September 20, 2024
Obituaries

Schooner Fare member Tom Rowe dies at 53

PORTLAND – Tom Rowe, who played bass and sang in the popular folk trio Schooner Fare, died Saturday at the age of 53.

Rowe, an Auburn resident, had been undergoing treatment for throat cancer.

Rowe and brothers Steve and Chuck Romanoff performed across North America for 28 years, making Schooner Fare one of Maine’s most enduring musical groups.

“Tom has – had – a brilliant ear for both playing and singing, and he was a tenor who played bass,” Steve Romanoff said Sunday. “A very rare combination. He played brilliant bass and sang the high parts.”

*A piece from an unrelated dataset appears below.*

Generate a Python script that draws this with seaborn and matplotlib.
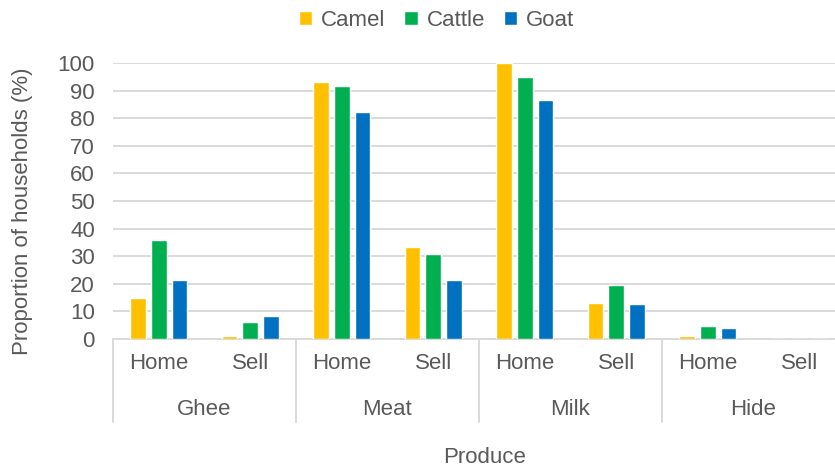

Last month, the weekend before Rowe entered the hospital, Schooner Fare performed at The Barns at Wolf Trap, a renowned venue in Virginia. The band has played at New York’s Lincoln Center for the Performing Arts, the John F. Kennedy Center for the Performing Arts in Washington, D.C., and in cities across the country and in Canada.

The future of the band is unknown.

A father of five, Rowe played bass clarinet with the Auburn Community Band, was choir director of his church in Auburn and was a recording engineer.

Rowe also performed with another trio, called Turkey Hollow Consort, that included his son Dave and Denny Breau. The group was named after the section of Auburn where Rowe had lived since 1957. He and Dave also played as the duo Rowe by Rowe.

How did Rowe feel about his son following in his musical footsteps?

“I’m very proud that he had the chops to do it, and wanted to do it after watching me all these years,” Rowe told the Bangor Daily News in a 2000 interview. “It can be a tough row to hoe, and I had some trepidation. But he’s a sharp kid, and he’s doing fine.”

Funeral arrangements were incomplete.